A cet endroit, ça se tait enfin, cette peur.
Ça reviendra peut-être demain,je n'y pense pas.
Juste là, n'être plus un lamantin.

#164 - Une bribe de bullshit

Ce matin là, dans la peau d'une étudiante, je fais semblant de prendre des notes. Le stylo vert gribouille "Bullshit", sur tout les tons. Il n'y a, après tout, rien d'autre à écrire. Juste l'encre qui déborde au fur et à mesure que le colère s'étoffe et que le nerf se consume comme un bâton d'encens. Tout pour s'occuper les mains, ronger la rage qui étreint et cracher la pulpe amère du dégoût quelque part, ailleurs que sur les gens. 

Autour, je sens que ça monte aussi. Nous sommes comme des bulles qui frémissent au bord de la casserole. Quelque chose s'agite de plus en plus nettement. Mais nous sommes finalement tous très polis face à la boue insipide qui nous coule sur les oreilles. Chacun encaisse, évite, réfléchit, s'éloigne. 

F. trace un grand beau motif de tâches. Je dessine des vagues pour ne pas en faire. 
Pour arrêter de m'en faire. 
Cette rhétorique en cravate, à la voix doucereuse me terrifie autant qu'elle me met hors de moi.

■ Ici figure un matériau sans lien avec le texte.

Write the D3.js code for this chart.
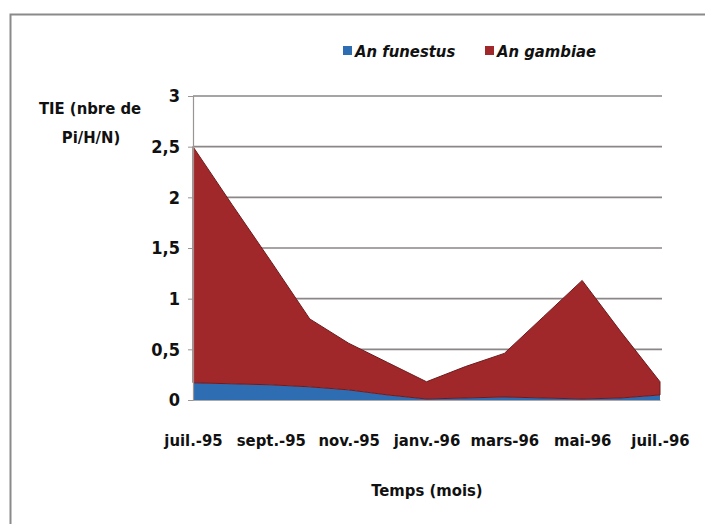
<!DOCTYPE html>
<html>
<head>
<meta charset="utf-8">
<script src="https://cdn.jsdelivr.net/npm/d3@7"></script>
<style>
  body { margin: 0; background: #fff; }
  text { font-family: "DejaVu Sans Condensed", "Liberation Sans Narrow", "Open Sans", sans-serif; font-weight: bold; fill: #111; }
</style>
</head>
<body>
<div id="chart"></div>
<script>
// monthly points, one label every two months
var months = ["juil.-95","août-95","sept.-95","oct.-95","nov.-95","déc.-95","janv.-96",
              "févr.-96","mars-96","avr.-96","mai-96","juin-96","juil.-96"];
var tickLabels = ["juil.-95","sept.-95","nov.-95","janv.-96","mars-96","mai-96","juil.-96"];
var funestus = [0.17, 0.16, 0.15, 0.13, 0.10, 0.05, 0.01, 0.02, 0.03, 0.02, 0.01, 0.02, 0.05];
var gambiae  = [2.33, 1.77, 1.22, 0.67, 0.46, 0.32, 0.17, 0.31, 0.43, 0.80, 1.17, 0.65, 0.13];
var yTicks = [0, 0.5, 1, 1.5, 2, 2.5, 3];
var seriesNames = ["An funestus", "An gambiae"];
var colors = ["#2f6db3", "#a1282a"];

var W = 705, H = 524;
var margin = {left: 193, right: 43, top: 96, bottom: 124};

var svg = d3.select("#chart").append("svg")
  .attr("width", W).attr("height", H);

// outer frame
svg.append("rect")
  .attr("x", 10.5).attr("y", 14.5)
  .attr("width", 720).attr("height", 540)
  .attr("fill", "#fff").attr("stroke", "#8a8a8a").attr("stroke-width", 2);

var x = d3.scalePoint().domain(months).range([margin.left, W - margin.right - 2]);
var y = d3.scaleLinear().domain([0, 3]).range([H - margin.bottom, margin.top]);

// gridlines
svg.append("g").selectAll("line")
  .data(yTicks.filter(function(d){ return d > 0; }))
  .enter().append("line")
    .attr("x1", margin.left).attr("x2", W - margin.right)
    .attr("y1", function(d){ return y(d); }).attr("y2", function(d){ return y(d); })
    .attr("stroke", "#8c8686").attr("stroke-width", 1.6);

// stacked areas
var rows = months.map(function(m, i){ return {month: m, f: funestus[i], g: gambiae[i]}; });
var stack = d3.stack().keys(["f", "g"]);
var layers = stack(rows);

var area = d3.area()
  .x(function(d){ return x(d.data.month); })
  .y0(function(d){ return y(d[0]); })
  .y1(function(d){ return y(d[1]); });

svg.append("g").selectAll("path")
  .data(layers)
  .enter().append("path")
    .attr("d", area)
    .attr("fill", function(d, i){ return colors[i]; })
    .attr("stroke", function(d, i){ return i == 1 ? "#6e1a1c" : "none"; })
    .attr("stroke-width", 1);

// y axis
var yAxis = d3.axisLeft(y).tickValues(yTicks).tickSize(5)
  .tickFormat(function(d){ return String(d).replace(".", ","); });
var gy = svg.append("g")
  .attr("transform", "translate(" + margin.left + ",0)")
  .call(yAxis);
gy.select(".domain").attr("stroke", "#9a9494").attr("stroke-width", 1.2);
gy.selectAll(".tick line").attr("stroke", "#9a9494");
gy.selectAll(".tick text").attr("x", -13).attr("font-size", 18).style("fill", "#111");

// x axis (labels only)
var xAxis = d3.axisBottom(x).tickValues(tickLabels).tickSize(0).tickPadding(0);
var gx = svg.append("g")
  .attr("transform", "translate(0," + (H - margin.bottom) + ")")
  .call(xAxis);
gx.select(".domain").attr("stroke", "#a9a9a9").attr("stroke-width", 1);
gx.selectAll(".tick text").attr("y", 46).attr("dy", 0).attr("font-size", 16.5).style("fill", "#111");

// axis titles
svg.append("text").attr("x", 90).attr("y", 114).attr("text-anchor", "middle")
  .attr("font-size", 16.5).text("TIE (nbre de");
svg.append("text").attr("x", 91).attr("y", 143).attr("text-anchor", "middle")
  .attr("font-size", 16.5).text("Pi/H/N)");
svg.append("text").attr("x", 427).attr("y", 496).attr("text-anchor", "middle")
  .attr("font-size", 16.5).text("Temps (mois)");

// legend
var legendX = [343, 485];
var lg = svg.append("g").selectAll("g")
  .data(seriesNames)
  .enter().append("g")
    .attr("transform", function(d, i){ return "translate(" + legendX[i] + ",46)"; });
lg.append("rect").attr("width", 9).attr("height", 9)
  .attr("fill", function(d, i){ return colors[i]; });
lg.append("text").attr("x", 12).attr("y", 11)
  .attr("font-size", 16.5).attr("font-style", "italic")
  .text(function(d){ return d; });
</script>
</body>
</html>
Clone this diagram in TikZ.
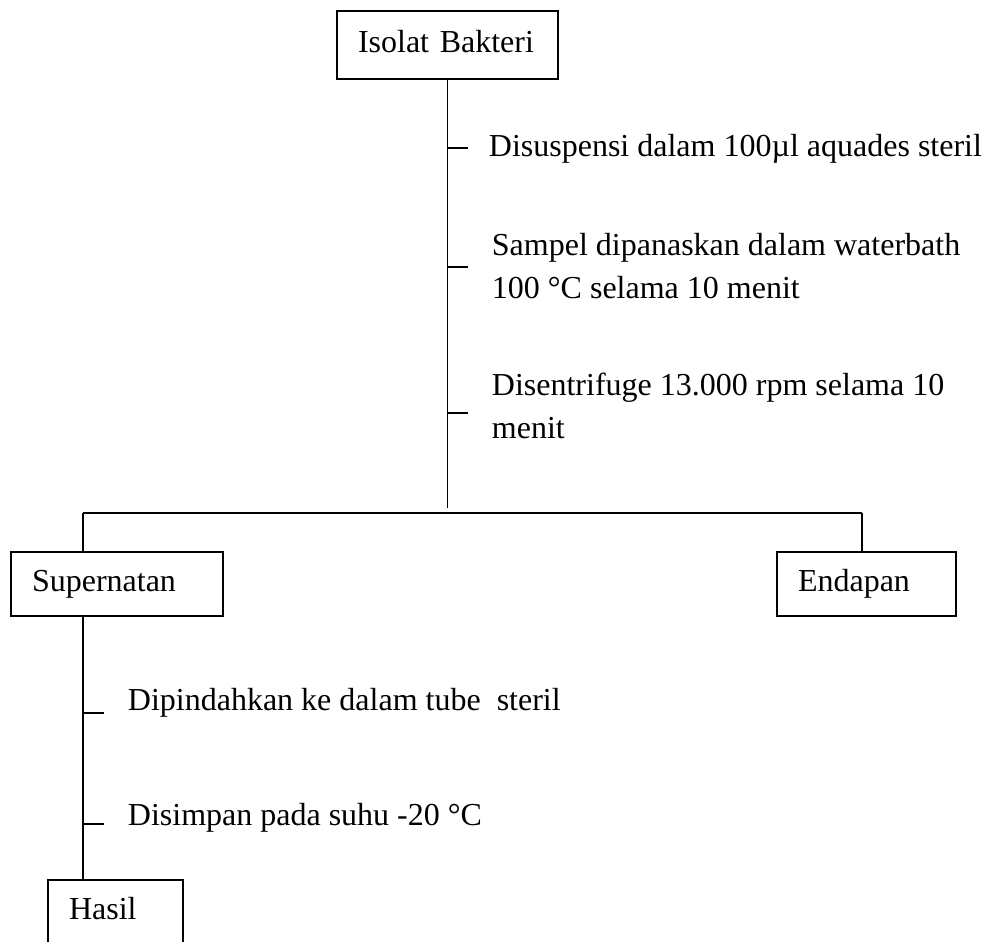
\documentclass[tikz,border=0pt]{standalone}
\usepackage{fontspec}
\setmainfont{Liberation Serif}
\usepackage{tikz}
\begin{document}
\begin{tikzpicture}[x=0.75pt,y=-0.75pt,line width=1.4pt,
      font=\fontsize{24}{32}\selectfont,
      box/.style={draw,inner xsep=15.75pt,inner ysep=0pt,minimum height=48pt,
                  text height=17pt,text depth=6pt,align=left},
      note/.style={anchor=base west,inner sep=0pt,align=left}]
    \useasboundingbox (0,0) rectangle (987,941);
    \node[box,text width=134.25pt,minimum height=51pt] (isolat) at (447.5,45) {Isolat Bakteri};
    \node[box,text width=127.5pt] (super) at (117,584) {Supernatan};
    \node[box,text width=102.75pt] (endapan) at (866.5,584) {Endapan};
    \node[box,text width=69.75pt] (hasil) at (115.5,912) {Hasil};
    \coordinate (mainend) at (447.5,508);
    \coordinate (jL) at (83,513);
    \coordinate (jR) at (862,513);
    \draw (isolat.south) -- (mainend);
    \draw (jL) -- (jR);
    \draw (jL) -- (jL |- super.north);
    \draw (jR) -- (jR |- endapan.north);
    \draw (super.south -| jL) -- (hasil.north -| jL);
    \foreach \y in {148,267,413}
      \draw (447.5,\y) -- ++(20,0);
    \foreach \y in {713,824}
      \draw (83,\y) -- ++(21,0);
    \node[note] (susp) at (488,157) {Disuspensi dalam 100µl aquades steril};
    \node[note] (panas) at (491,298) {Sampel dipanaskan dalam waterbath\\100 °C selama 10 menit};
    \node[note] (sentri) at (491,438) {Disentrifuge 13.000 rpm selama 10\\menit};
    \node[note] (pindah) at (127,710) {Dipindahkan ke dalam tube\ \ steril};
    \node[note] (simpan) at (127,825) {Disimpan pada suhu -20 °C};
  \end{tikzpicture}
\end{document}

S'accrocher au stylo, aux regards, et attendre que ça passe. 

Ca passera trop vite, de toutes façons. Restera l'abyme de questions et de rage, les jeux d'équilibristes pour ne pas s'y noyer. 

samedi 9 février 2019

#163 - Une bribe de philosophie

"Ouais mais s'tu veux, philosophiquement, Nietzsche c'est quand même au dessus de Baloo." 

Disent deux ados dans le couloir. 

Ca fait sourire. Je pense à la prépa, à Sils Maria. 
Au hashtag "au vol". 
Ca fait partir. Un peu plus légère. 

mardi 5 février 2019

#162 - Une bribe de lamentin

A cet instant surgit la sensation d'être un lamantin vêtu de brocart qui chercherait à se faire passer pour un oiseau de paradis. 
Pardi. 
T'est bête, bête, pardi. Redis-le, allez, ridicule, minuscule, c'est ça que tu te dis. Distraire, défaire le visage, défaire les lanières, et disparaître sous la couette, sous les eaux du parapluie. 

jeudi 24 janvier 2019

#161 - Une bribe de m'attente


"Connais-tu l'herbe amère, le liseron, la plante toute noire et très belle enroulée dans la gorge ?" chante Allain Leprest. Et ça roule comme des billes.